Canadian steam locomotive class

Canadian National Railways U-1-f class locomotives were a class of twenty or Mountain type locomotives built by Montreal Locomotive Works in 1944. They were numbered 6060–6079 by CN and nicknamed "Bullet Nose Bettys" due to their distinctive cone-shape smokebox door cover.

==Construction history==
The order for these engines came during World War II when steel was of extreme value. The mountain type locomotive was a step down in size from the much more prevalent Northern Type (4-8-4). As a result of this the mountain type had less power but more speed and served well as a general purpose workhorse.

==Modifications==
Half the class had been converted to oil-firing by October 1944. This resulted in the 18-ton coal/11,700 impgal tender being exchanged for a 5,000 impgal oil/11,000 impgal water tender.
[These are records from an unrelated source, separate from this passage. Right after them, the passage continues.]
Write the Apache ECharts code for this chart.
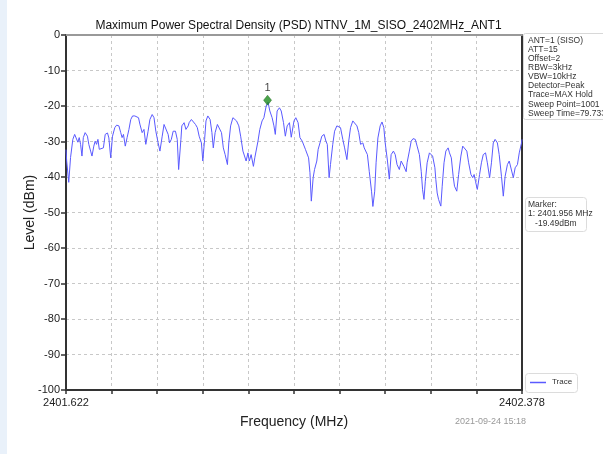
<!DOCTYPE html>
<html>
<head>
<meta charset="utf-8">
<script src="https://cdn.jsdelivr.net/npm/echarts@6/dist/echarts.min.js"></script>
<style>
html,body{margin:0;padding:0;background:#fff;}
#c{width:603px;height:454px;}
</style>
</head>
<body>
<div id="c"></div>
<script>
const title = 'Maximum Power Spectral Density (PSD) NTNV_1M_SISO_2402MHz_ANT1';
const startMHz = 2401.622;
const stopMHz = 2402.378;
const sweepPoints = 1001;
const yTicks = [0, -10, -20, -30, -40, -50, -60, -70, -80, -90, -100];
const infoLines = ['ANT=1 (SISO)', 'ATT=15', 'Offset=2', 'RBW=3kHz', 'VBW=10kHz', 'Detector=Peak', 'Trace=MAX Hold', 'Sweep Point=1001', 'Sweep Time=79.733ms'];
const markerLines = ['Marker:', '1: 2401.956 MHz', '   -19.49dBm'];
const markerPoint = 442;
const markerLevel = -19.49;
const timestamp = '2021-09-24 15:18';

const sweepIndex = [0,1.5,6,10,15,19,23,26,29,32,35,38,42,47,50,54,57,61,64,67,70,73,77,82,86,91,94,98,102,107,111,116,120,123,126,130,134,138,142,146,151,155,159,162,167,171,175,180,184,189,193,197,202,206,211,215,219,224,227,231,235,240,244,247,252,254,259,263,268,270,275,279,284,288,292,297,300,304,307,311,316,320,323,327,332,336,341,345,349,354,357,361,366,370,374,379,383,388,392,395,399,402,406,411,414,418,421,425,430,434,439,443,447,452,456,459,463,468,472,477,481,485,490,494,500,504,509,513,518,520,525,529,532,535,538,542,545,550,553,557,561,566,570,573,577,580,585,589,594,598,602,607,611,616,620,624,629,633,638,642,646,651,654,656,661,665,670,673,677,680,684,689,693,697,700,705,709,713,718,722,726,731,735,741,746,748,753,757,761,766,770,775,779,782,785,788,792,797,801,804,809,811,814,817,822,825,829,833,838,841,845,849,852,857,861,866,870,874,879,883,888,892,895,898,902,907,911,915,920,924,929,933,937,941,946,950,955,959,963,968,972,976,981,985,990,994,999,1000];
const levelDbm = [-32.3,-35.5,-41.5,-34.5,-29.4,-28.0,-28.5,-30.2,-28.9,-30.8,-34.1,-28.9,-27.5,-28.5,-30.8,-32.7,-34.1,-31.3,-29.9,-30.8,-29.4,-32.2,-32.7,-31.8,-28.0,-27.6,-29.0,-34.6,-28.5,-26.1,-25.4,-25.6,-27.5,-28.9,-28.0,-31.3,-28.9,-26.6,-23.8,-22.8,-22.8,-23.1,-23.3,-25.1,-27.5,-26.6,-30.8,-27.1,-23.8,-22.4,-23.3,-27.1,-30.4,-32.7,-28.5,-25.2,-24.7,-28.0,-30.4,-29.4,-27.1,-27.1,-29.4,-37.9,-29.4,-25.6,-24.7,-26.6,-25.6,-24.7,-23.8,-23.8,-25.2,-26.1,-28.5,-30.4,-35.5,-29.4,-24.2,-22.8,-23.8,-27.5,-31.8,-27.5,-25.2,-24.7,-27.5,-31.8,-33.7,-36.5,-30.4,-25.6,-23.3,-22.8,-24.2,-25.6,-28.5,-32.7,-32.7,-35.5,-33.2,-35.5,-33.7,-37.0,-34.6,-35.1,-29.9,-26.6,-24.2,-23.3,-20.0,-18.9,-21.4,-23.3,-25.6,-28.0,-21.4,-20.5,-21.4,-24.7,-28.5,-25.6,-24.7,-28.8,-24.2,-23.3,-24.7,-28.9,-29.9,-29.4,-32.2,-32.2,-34.6,-38.8,-46.8,-40.2,-37.9,-35.5,-32.2,-30.4,-28.5,-28.0,-29.9,-30.8,-40.2,-36.5,-30.8,-27.1,-25.6,-25.2,-26.1,-29.4,-31.8,-35.1,-29.9,-26.1,-24.2,-23.8,-25.6,-27.5,-30.8,-30.4,-31.8,-31.3,-33.7,-38.4,-44.0,-48.3,-44.0,-36.0,-29.0,-25.6,-24.5,-26.1,-30.4,-35.5,-40.6,-33.7,-32.7,-33.7,-36.5,-37.9,-35.5,-37.0,-38.5,-36.0,-32.7,-29.9,-29.2,-29.4,-31.3,-33.7,-38.4,-43.6,-46.3,-41.2,-36.0,-33.2,-32.7,-34.1,-37.4,-40.7,-44.5,-46.3,-48.2,-42.6,-36.0,-32.7,-31.8,-33.2,-34.6,-39.8,-42.6,-44.0,-39.3,-34.1,-31.3,-31.1,-32.7,-36.0,-39.3,-40.2,-39.3,-41.2,-43.5,-39.3,-36.0,-33.7,-33.2,-36.0,-40.2,-36.0,-30.4,-29.4,-30.4,-33.7,-39.8,-45.4,-39.8,-36.5,-35.5,-36.0,-40.2,-37.4,-36.5,-33.2,-30.4,-29.4,-30.0];

const step = (stopMHz - startMHz) / (sweepPoints - 1);
const traceData = sweepIndex.map((p, i) => [p, levelDbm[i]]);
const FONT = 'Liberation Sans, Arial, sans-serif';

const chart = echarts.init(document.getElementById('c'));
const infoGraphics = infoLines.map((t, i) => ({
  type: 'text', left: 528, top: 36 + i * 9.1,
  style: { text: t, font: '8.5px ' + FONT, fill: '#333' }, z: 10
}));
const markerGraphics = markerLines.map((t, i) => ({
  type: 'text', left: 528, top: 200 + i * 9.6,
  style: { text: t, font: '8.5px ' + FONT, fill: '#333' }, z: 10
}));

chart.setOption({
  animation: false,
  backgroundColor: '#ffffff',
  title: {
    text: title, left: 293.5, textAlign: 'center', top: 15,
    textStyle: { fontSize: 12, fontWeight: 'normal', color: '#111', fontFamily: FONT }
  },
  grid: { left: 66, right: 81, top: 35, bottom: 64 },
  xAxis: [{
    type: 'value', min: 0, max: sweepPoints - 1, interval: 100,
    name: 'Frequency (MHz)', nameLocation: 'middle', nameGap: 25,
    nameTextStyle: { fontSize: 14, color: '#222', fontFamily: FONT },
    axisLine: { show: true, onZero: false, lineStyle: { color: '#333', width: 2 } },
    axisTick: { show: true, length: 4, lineStyle: { color: '#333', width: 1.5 } },
    axisLabel: {
      show: true, fontSize: 11, color: '#222', fontFamily: FONT, margin: 7,
      formatter: v => (v === 0 || v === sweepPoints - 1) ? (startMHz + v * step).toFixed(3) : ''
    },
    splitLine: { show: true, lineStyle: { color: '#c8c8c8', type: [3, 3], width: 1 } }
  }, {
    type: 'value', position: 'top', min: 0, max: sweepPoints - 1,
    axisLine: { show: true, onZero: false, lineStyle: { color: '#999', width: 2 } },
    axisTick: { show: false }, axisLabel: { show: false }, splitLine: { show: false }
  }],
  yAxis: [{
    type: 'value', min: -100, max: 0, interval: 10,
    name: 'Level (dBm)', nameLocation: 'middle', nameGap: 29, nameMoveOverlap: false,
    nameTextStyle: { fontSize: 14, color: '#222', fontFamily: FONT },
    axisLine: { show: true, onZero: false, lineStyle: { color: '#333', width: 2 } },
    axisTick: { show: true, length: 5, lineStyle: { color: '#333', width: 1.5 } },
    axisLabel: { fontSize: 11, color: '#222', fontFamily: FONT, margin: 6,
      formatter: v => yTicks.includes(v) ? String(v) : '' },
    splitLine: { show: true, lineStyle: { color: '#c8c8c8', type: [3, 3], width: 1 } }
  }, {
    type: 'value', position: 'right', min: -100, max: 0,
    axisLine: { show: true, onZero: false, lineStyle: { color: '#333', width: 2 } },
    axisTick: { show: false }, axisLabel: { show: false }, splitLine: { show: false }
  }],
  series: [{
    name: 'Trace', type: 'line', data: traceData, showSymbol: false,
    lineStyle: { color: '#5a5aff', width: 1 }, itemStyle: { color: '#5a5aff' }, z: 3
  }, {
    name: 'Marker', type: 'scatter', data: [[markerPoint, markerLevel]],
    symbol: 'diamond', symbolSize: [8, 10], symbolOffset: [0, -4],
    itemStyle: { color: '#1e8c1e', borderColor: '#0f5f0f', borderWidth: 0.5 },
    label: { show: true, position: 'top', distance: 1, formatter: '1', fontSize: 11, color: '#111', fontFamily: FONT },
    z: 5
  }],
  graphic: [
    { type: 'rect', left: 0, top: 0, shape: { width: 7, height: 454 }, style: { fill: '#e9f1fa' }, z: -1 },
    { type: 'rect', left: 523, top: 33, shape: { width: 84, height: 86, r: 2 }, style: { fill: '#fff', stroke: '#d8d8d8', lineWidth: 1 }, z: 9 },
    ...infoGraphics,
    { type: 'rect', left: 525, top: 197, shape: { width: 61, height: 34, r: 3 }, style: { fill: '#fff', stroke: '#dcdcdc', lineWidth: 1 }, z: 9 },
    ...markerGraphics,
    { type: 'rect', left: 525, top: 373, shape: { width: 52, height: 19, r: 3 }, style: { fill: '#fff', stroke: '#dcdcdc', lineWidth: 1 }, z: 9 },
    { type: 'line', shape: { x1: 530, y1: 382.5, x2: 546, y2: 382.5 }, style: { stroke: '#5a5aff', lineWidth: 1.5 }, z: 10 },
    { type: 'text', left: 552, top: 378, style: { text: 'Trace', font: '8px ' + FONT, fill: '#333' }, z: 10 },
    { type: 'text', left: 455, top: 417, style: { text: timestamp, font: '9px ' + FONT, fill: '#999' }, z: 10 }
  ]
});
</script>
</body>
</html>
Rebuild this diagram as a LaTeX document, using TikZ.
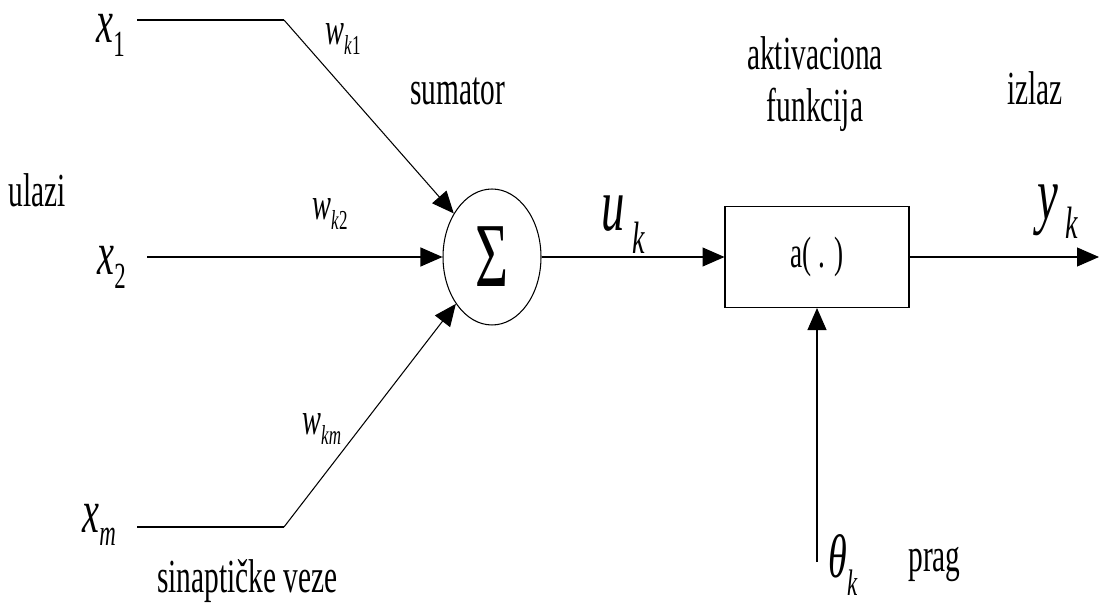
\documentclass[tikz,border=0pt]{standalone}
\usepackage{fontspec}
\usepackage{graphicx}
\setmainfont[FakeStretch=0.62]{Liberation Serif}
\usetikzlibrary{arrows.meta, positioning, shapes.geometric}

\newcommand{\var}[3][0.25em]{\textit{#2}\raisebox{-#1}{\scalebox{0.6}{#3}}}

\begin{document}
\begin{tikzpicture}[x=0.02cm, y=-0.02cm,
  every node/.style={inner sep=0pt},
  lbl/.style={font=\fontsize{27}{25}\selectfont, anchor=base west},
  big/.style={font=\fontsize{35}{40}\selectfont, anchor=base west},
  wt/.style={font=\fontsize{26}{28}\selectfont, anchor=base west},
  link/.style={line width=0.6pt},
  arr/.style={link, -{Triangle[length=0.44cm, width=0.38cm]}}]
  \useasboundingbox (0,0) rectangle (1099,604);

  % neuron
  \node[draw, ellipse, line width=0.6pt, minimum width=1.96cm, minimum height=2.72cm,
        font=\fontsize{52}{54}\selectfont] (sum) at (492,257) {\raisebox{-0.12em}{Σ}};
  \node[draw, rectangle, line width=0.6pt, minimum width=3.68cm, minimum height=2.02cm,
        font=\fontsize{25}{26}\selectfont] (act) at (817,257) {\raisebox{-0.1em}{a( . )}};

  % inputs
  \node[big] (x1) at (96,43) {\var[0.22em]{x}{1}};
  \node[big] (x2) at (97,275) {\var[0.22em]{x}{2}};
  \node[big] (xm) at (82,532) {\var[0.22em]{x}{\textit{m}}};
  \coordinate (s1) at (137,20);
  \coordinate (b1) at (284,20);
  \coordinate (s2) at (147,257);
  \coordinate (sm) at (137,527);
  \coordinate (bm) at (284,527);
  \draw[link] (s1) -- (b1);
  \draw[arr] (b1) -- (sum);
  \draw[arr] (s2) -- (sum);
  \draw[link] (sm) -- (bm);
  \draw[arr] (bm) -- (sum);

  % weights
  \node[wt] (w1) at (325,45) {\var[0.2em]{w}{\textit{k}1}};
  \node[wt] (w2) at (312,220) {\var[0.2em]{w}{\textit{k}2}};
  \node[wt] (wm) at (302,435) {\var[0.2em]{w}{\textit{km}}};

  % output side
  \coordinate (out) at (1099,257);
  \coordinate (pr) at (817,562);
  \draw[arr] (sum) -- (act);
  \draw[arr] (act) -- (out);
  \draw[arr] (pr) -- (act);
  \node[big, font=\fontsize{43}{44}\selectfont] (uk) at (601,231) {\var[0.3em]{u}{\,\textit{k}}};
  \node[big, font=\fontsize{43}{44}\selectfont] (yk) at (1037,220) {\var[0.25em]{y}{\,\textit{k}}};
  \node[big, font=\fontsize{35}{36}\selectfont] (tk) at (828,577) {\var[0.3em]{θ}{\textit{k}}};

  % captions
  \node[lbl] (ulazi) at (8,207) {ulazi};
  \node[lbl] (sumator) at (410,105) {sumator};
  \node[lbl, align=center, anchor=center] (akt) at (815,84) {aktivaciona\\[5pt]funkcija};
  \node[lbl] (izlaz) at (1007,105) {izlaz};
  \node[lbl] (veze) at (157,592) {sinaptičke veze};
  \node[lbl] (prag) at (908,571) {prag};
\end{tikzpicture}
\end{document}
In later years several locomotives lost the distinctive cone-shaped smokebox door cover.

==Preservation==
Of the twenty locomotives that were built, only three remain in existence: 6060 owned by the Rocky Mountain Rail Society at the Alberta Prairie Railway, Stettler, Alberta; 6069 at Sarnia, Ontario; and 6077 at the Northern Ontario Railroad Museum, at Capreol, Ontario.

==6060's restoration and run to Expo 86==
In 1985 through to early 1986, Harry Home led efforts to restore CN 6060 and run it to Expo 86 in Vancouver. The 6060 was rebuilt in Jasper, Alberta, and was run under its own power to Vancouver for the "Cavalcade of Steam", an event which celebrated operational steam locomotives from around the world. 6060 arrived in Vancouver on the second-to-last day of the steam exhibit, and was welcomed by an extremely large crowd of people, happy to see the success of the restoration.